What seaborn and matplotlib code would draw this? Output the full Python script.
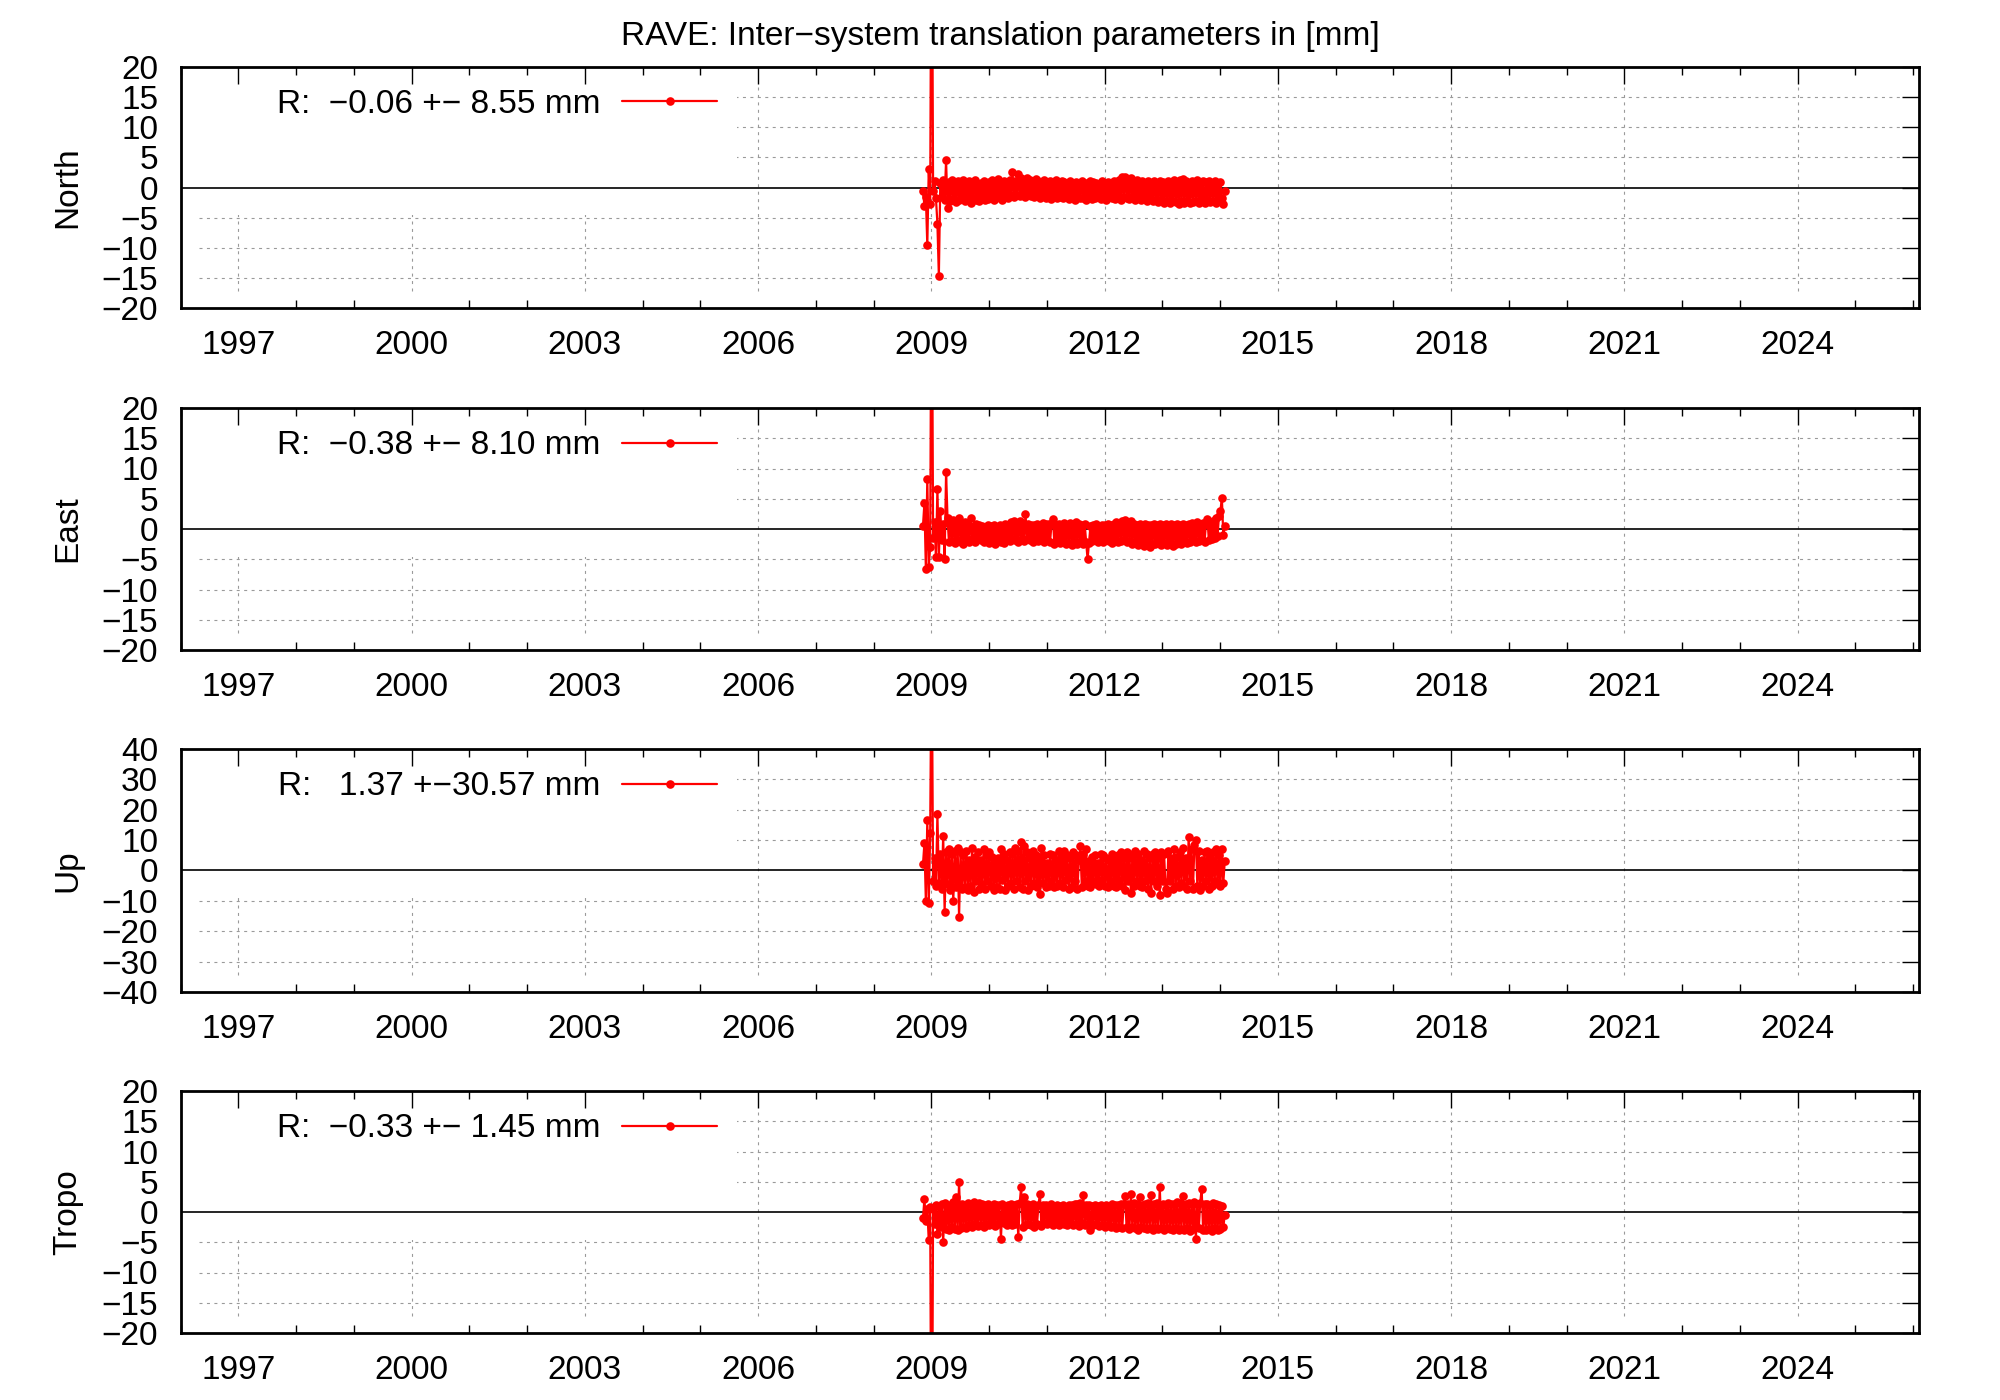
import matplotlib
matplotlib.use('Agg')  # no display

import numpy as np
import pandas as pd
import matplotlib.pyplot as plt
import seaborn as sns
from matplotlib.patches import Rectangle
from matplotlib.ticker import MultipleLocator

# --- data (decimal years, mm) ---
first_epoch = 2008.855
epoch_step = 0.025

north_mm = [
    -0.5, -3.0, -1.5, -9.6, 3.0, -2.8, 60.0, -0.6, 1.0, -1.8,
    -6.0, -14.7, 0.8, -1.5, 1.2, -2.0, 4.5, -3.4, 0.9, -2.2,
    1.3, -1.9, 0.6, -2.4, 1.1, -2.1, 0.7, -1.6, 1.2, -2.3,
    0.9, -1.8, 1.0, -2.5, 0.5, -1.7, 1.3, -2.0, 0.4, -2.2,
    0.8, -1.5, 1.1, -2.1, 0.6, -1.9, 0.9, -1.4, 1.2, -2.0,
    0.7, -1.6, 1.4, -1.8, 0.5, -2.1, 1.0, -1.5, 0.8, -1.7,
    1.2, -1.3, 2.5, -1.6, 1.0, -1.2, 2.2, -1.4, 1.5, -1.0,
    1.3, -1.5, 1.6, -1.1, 1.2, -1.4, 1.0, -1.6, 1.4, -1.2,
    1.1, -1.7, 0.9, -1.4, 1.3, -1.8, 0.7, -1.5, 1.0, -1.9,
    0.8, -1.3, 1.2, -1.7, 0.6, -1.6, 1.0, -1.8, 0.9, -1.5,
    0.7, -1.9, 1.1, -1.6, 0.8, -2.0, 0.9, -1.5, 0.6, -1.8,
    1.0, -1.7, 0.8, -2.1, 0.7, -1.6, 1.0, -1.9, 0.9, -1.8,
    0.8, -1.6, 0.6, -1.9, 1.0, -1.7, 0.7, -2.0, 0.9, -1.5,
    0.8, -1.8, 1.1, -1.9, 0.7, -1.6, 1.2, -2.0, 1.7, -1.5,
    1.8, -1.7, 1.3, -1.9, 1.6, -1.6, 1.0, -2.0, 1.2, -1.8,
    0.9, -2.1, 1.1, -1.7, 0.8, -2.2, 1.0, -1.9, 0.7, -2.3,
    1.0, -2.0, 0.8, -2.4, 1.1, -2.1, 0.9, -2.5, 0.7, -2.2,
    1.0, -2.6, 0.8, -2.3, 1.2, -2.4, 0.9, -2.7, 1.3, -2.2,
    1.4, -2.5, 1.0, -2.3, 0.8, -2.6, 1.1, -2.4, 0.9, -2.2,
    1.2, -2.5, 0.7, -2.3, 1.0, -2.6, 0.9, -2.1, 1.1, -2.4,
    0.8, -2.2, 1.0, -2.5, 0.7, -2.0, 0.9, -1.8, -2.7, -0.5,
]

east_mm = [
    0.5, 4.3, -6.6, 8.3, -6.2, -3.0, 55.0, -1.5, 1.2, -4.6,
    6.6, -4.7, 3.0, -1.8, 0.9, -4.9, 9.4, 1.8, -2.2, 1.0,
    -2.0, 1.5, -2.3, 0.8, -1.9, 1.8, -2.1, 0.6, -2.4, 1.2,
    -1.8, 0.7, -2.2, 1.9, -1.6, 0.5, -2.1, 0.8, -1.7, 0.6,
    -1.9, 0.5, -2.2, 0.4, -1.8, 0.6, -2.3, 0.5, -2.0, 0.7,
    -2.4, 0.4, -1.9, 0.6, -2.1, 0.5, -2.3, 0.8, -1.8, 0.6,
    -2.0, 1.1, -1.7, 1.4, -1.9, 1.0, -2.1, 1.3, -1.8, 0.9,
    -2.0, 2.5, -1.6, 0.8, -1.9, 0.7, -2.2, 0.6, -1.8, 0.9,
    -2.0, 0.7, -1.7, 1.0, -2.1, 0.8, -1.9, 0.9, -2.2, 0.8,
    1.6, -2.4, 0.7, -2.0, 0.8, -2.3, 0.6, -1.9, 1.0, -2.5,
    0.7, -2.3, 1.0, -2.6, 0.8, -2.2, 1.2, -2.4, 0.9, -2.1,
    0.6, -2.5, 0.8, -2.1, -5.0, -2.3, 0.5, -2.0, 0.6, -1.9,
    0.8, -2.1, 0.5, -1.8, 0.7, -2.2, 0.6, -1.9, 0.9, -2.0,
    0.7, -2.3, 0.8, -1.8, 1.1, -2.1, 0.9, -2.0, 1.3, -1.9,
    1.5, -2.2, 1.2, -2.0, 1.4, -2.4, 0.8, -2.1, 0.7, -2.6,
    0.9, -2.2, 0.6, -2.8, 0.8, -2.3, 0.7, -2.9, 0.6, -2.4,
    0.8, -2.5, 0.7, -2.2, 0.9, -2.7, 0.6, -2.3, 0.8, -2.6,
    0.7, -2.1, 0.9, -2.8, 0.6, -2.4, 0.8, -2.2, 0.7, -2.5,
    0.9, -2.0, 0.7, -2.3, 0.8, -2.1, 1.0, -1.9, 0.9, -2.2,
    1.1, -2.0, 0.8, -1.8, 1.0, -2.1, 0.9, 1.7, -1.9, 1.2,
    -1.7, 1.3, -1.5, 1.8, -1.2, 2.2, 3.0, 5.1, -1.0, 0.5,
]

up_mm = [
    2.0, 9.0, -10.2, 16.5, -10.7, 12.5, 80.0, -3.5, 4.0, -5.0,
    18.6, -4.0, 5.5, -6.0, 11.5, -13.5, 6.0, -4.5, 7.0, -6.5,
    5.5, -10.0, 6.5, -5.5, 7.5, -15.3, 6.0, -6.0, 5.0, -5.5,
    6.5, -6.5, 3.5, -5.0, 7.5, -7.0, 4.5, -3.5, 6.0, -6.0,
    3.5, -4.5, 7.0, -6.0, 5.0, -3.5, 6.0, -5.0, 4.5, -6.5,
    2.5, -5.5, 4.0, -6.0, 7.0, -3.0, 5.5, -6.5, 3.5, -5.0,
    6.0, -4.0, 5.5, -6.0, 7.5, -3.5, 6.5, -5.5, 9.5, -6.0,
    8.0, -3.5, 6.0, -6.5, 4.0, -5.0, 6.5, -4.0, 5.0, -5.5,
    3.5, -7.6, 7.5, -4.0, 5.0, -5.5, 2.5, -5.0, 5.5, -3.5,
    5.0, -5.5, 3.5, -5.0, 6.5, -4.0, 4.5, -5.5, 6.5, -3.0,
    5.0, -6.0, 4.0, -5.5, 6.0, -3.5, 5.0, -6.0, 3.5, 8.0,
    -5.5, 5.5, -3.5, 7.0, -5.0, 3.0, -5.5, 4.5, -3.5, 5.0,
    -4.5, 2.5, -5.0, 5.5, -3.0, 5.0, -5.0, 4.0, -5.5, 3.5,
    -3.5, 5.5, -5.0, 3.5, -5.5, 5.0, -3.0, 6.0, -5.0, 4.0,
    -6.5, 6.0, -3.5, 5.5, -7.5, 4.0, -5.0, 6.5, -3.5, 5.5,
    -5.0, 3.5, -5.5, 6.5, -3.5, 5.5, -6.0, 4.0, -7.3, 5.5,
    -3.5, 6.0, -5.0, 4.0, -8.2, 6.0, -3.5, 5.5, -6.0, -7.5,
    6.5, -3.5, 4.0, -6.0, 7.0, -5.0, 4.5, -5.5, 6.0, -4.0,
    7.5, -5.0, 4.0, -6.0, 11.0, -3.5, 7.0, -6.0, 8.5, 10.0,
    -5.0, 6.5, -6.5, 3.5, -5.0, 6.0, -3.5, 6.5, -6.0, 4.0,
    -5.0, 6.0, -3.5, 7.0, -4.5, 5.0, -5.0, 7.2, -4.0, 3.0,
]

tropo_mm = [
    -1.0, 2.1, -1.5, 0.5, -4.7, 0.8, -60.0, 0.5, -2.0, 1.2,
    -3.6, 1.0, -2.5, 1.3, -5.0, 1.5, -2.8, 0.9, -3.0, 1.2,
    -2.5, 1.6, -2.8, 2.5, -3.0, 4.9, -2.6, 1.4, -2.4, 1.2,
    -2.7, 1.5, -2.2, 1.3, -2.5, 1.6, -2.0, 1.1, -2.3, 1.5,
    -2.1, 1.4, -2.4, 1.2, -2.0, 1.3, -2.2, 1.0, -1.9, 1.4,
    -2.3, 1.2, -2.0, 1.1, -4.4, 1.3, -1.8, 1.0, -2.1, 1.2,
    -1.9, 1.3, -2.2, 1.1, -2.0, 1.4, -4.1, 1.5, 4.2, -2.4,
    2.5, -2.2, 1.4, -2.0, 1.2, -2.1, 1.3, -2.4, 1.0, -2.0,
    1.2, 3.0, -2.3, 1.1, -1.8, 1.2, -2.0, 1.0, -1.7, 1.3,
    -2.1, 0.9, -1.9, 1.1, -2.2, 1.0, -1.8, 1.2, -2.0, 0.9,
    -2.2, 1.1, -1.9, 1.2, -2.1, 1.4, -2.0, 1.3, -2.3, 1.5,
    -1.9, 2.8, -2.2, 1.2, -2.0, 1.1, -3.0, 1.0, -2.1, 1.2,
    -2.0, 1.0, -2.3, 1.1, -2.1, 0.9, -2.4, 1.2, -2.2, 1.0,
    -2.5, 1.3, -2.3, 1.1, -2.6, 1.2, -2.4, 1.4, -2.7, 1.3,
    2.7, -2.5, 1.4, -2.8, 3.0, -2.4, 1.5, -2.6, 1.3, -2.9,
    2.5, -2.5, 1.2, -2.7, 1.4, -2.8, 1.5, -2.6, 2.8, -2.9,
    1.3, -2.6, 1.5, -2.8, 4.1, -2.7, 1.4, -3.0, 1.2, -2.6,
    1.5, -2.8, 1.3, -2.9, 1.4, -2.7, 1.6, -3.0, 1.5, -2.8,
    2.7, -2.9, 1.4, -2.7, 1.5, -3.1, 1.3, -2.8, 1.6, -4.5,
    1.4, -2.7, 1.5, 3.8, -2.9, 1.3, -3.0, 1.4, -2.8, 1.2,
    -3.1, 1.5, -2.7, 1.3, -3.0, 1.2, -2.8, 1.0, -2.5, -0.5,
]

panel_names = ["North", "East", "Up", "Tropo"]
panel_values = [north_mm, east_mm, up_mm, tropo_mm]
legend_labels = [
    "R:  \u22120.06 +\u2212 8.55 mm",
    "R:  \u22120.38 +\u2212 8.10 mm",
    "R:   1.37 +\u221230.57 mm",
    "R:  \u22120.33 +\u2212 1.45 mm",
]
y_limits = [20, 20, 40, 20]
y_steps = [5, 5, 10, 5]
year_ticks = list(range(1997, 2025, 3))
title = "RAVE: Inter\u2212system translation parameters in [mm]"

# --- style ---
sns.set_style("white")
plt.rcParams["font.family"] = ["Liberation Sans", "DejaVu Sans"]
plt.rcParams["font.size"] = 24
for key in ["text.color", "axes.labelcolor", "xtick.color", "ytick.color"]:
    plt.rcParams[key] = "black"

FS = 24

fig = plt.figure(figsize=(20, 14), dpi=100)

# axes boxes in figure pixels (top, bottom) of 2000x1400
panel_px = [(67, 308), (408, 650), (749, 992), (1091, 1333)]
left_px, right_px = 180.5, 1919
W, H = 2000.0, 1400.0

grid_kw = dict(color="#9a9a9a", linewidth=0.8, dashes=(2.7, 4), zorder=0.2)

for i, (name, vals) in enumerate(zip(panel_names, panel_values)):
    top, bot = panel_px[i]
    ax = fig.add_axes([left_px / W, 1 - bot / H, (right_px - left_px) / W, (bot - top) / H])

    df = pd.DataFrame({
        "year": first_epoch + epoch_step * np.arange(len(vals)),
        "value": vals,
    })
    sns.lineplot(data=df, x="year", y="value", ax=ax, color="red",
                 marker="o", markersize=6.2, markeredgewidth=0,
                 linewidth=1.6, estimator=None, sort=False,
                 label=legend_labels[i], zorder=2)

    lim = y_limits[i]
    step = y_steps[i]
    ax.set_xlim(1996.0, 2026.1)
    ax.set_ylim(-lim, lim)
    ax.set_xticks(year_ticks)
    ax.xaxis.set_minor_locator(MultipleLocator(1))
    ax.set_yticks(np.arange(-lim, lim + 1, step))

    # gnuplot-like dashed grid that stops at the tick marks
    tick_fx = 18 / (right_px - left_px)
    tick_fy = 17 / (bot - top)
    for yv in np.arange(-lim + step, lim, step):
        if yv != 0:
            ax.axhline(yv, xmin=tick_fx, xmax=1 - tick_fx, **grid_kw)
    for xv in year_ticks:
        ax.axvline(xv, ymin=tick_fy, ymax=1 - tick_fy, **grid_kw)
    ax.axhline(0, color="black", linewidth=1.2, zorder=1.5)

    # key area is blanked like gnuplot's opaque key
    ax.add_patch(Rectangle((0, 0.385), 0.32, 0.615, transform=ax.transAxes,
                           facecolor="white", edgecolor="none", zorder=0.3))
    ax.set_axisbelow(True)

    ax.tick_params(axis="both", which="major", direction="in", length=12.5,
                   width=1.0, top=True, right=True, labelsize=FS, color="black")
    ax.tick_params(axis="x", which="major", pad=16)
    ax.tick_params(axis="y", which="major", pad=16)
    ax.tick_params(axis="x", which="minor", direction="in", length=5.5,
                   width=1.0, top=True, bottom=True)
    for sp in ax.spines.values():
        sp.set_linewidth(2.0)
        sp.set_color("black")
        sp.set_zorder(3)

    ax.set_xlabel("")
    ax.set_ylabel(name, fontsize=FS)
    ax.yaxis.set_label_coords(-0.056, 0.5)

    ax.legend(loc="center right", bbox_to_anchor=(0.3086, 0.844),
              frameon=False, borderpad=0, borderaxespad=0,
              handlelength=2.85, handletextpad=0.65, markerfirst=False,
              numpoints=1, fontsize=FS)

fig.text(0.5, 1 - 37 / H, title, ha="center", va="center", fontsize=FS)

fig.savefig("out.png", dpi=100, facecolor="white")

-- -- --

Pictures stay out. Repeat only the lines from the beginning of the data through the line that has "epoch_step = 0.025".

What seaborn and matplotlib code would draw this? Output the full Python script.
import matplotlib
matplotlib.use('Agg')  # no display

import numpy as np
import pandas as pd
import matplotlib.pyplot as plt
import seaborn as sns
from matplotlib.patches import Rectangle
from matplotlib.ticker import MultipleLocator

# --- data (decimal years, mm) ---
first_epoch = 2008.855
epoch_step = 0.025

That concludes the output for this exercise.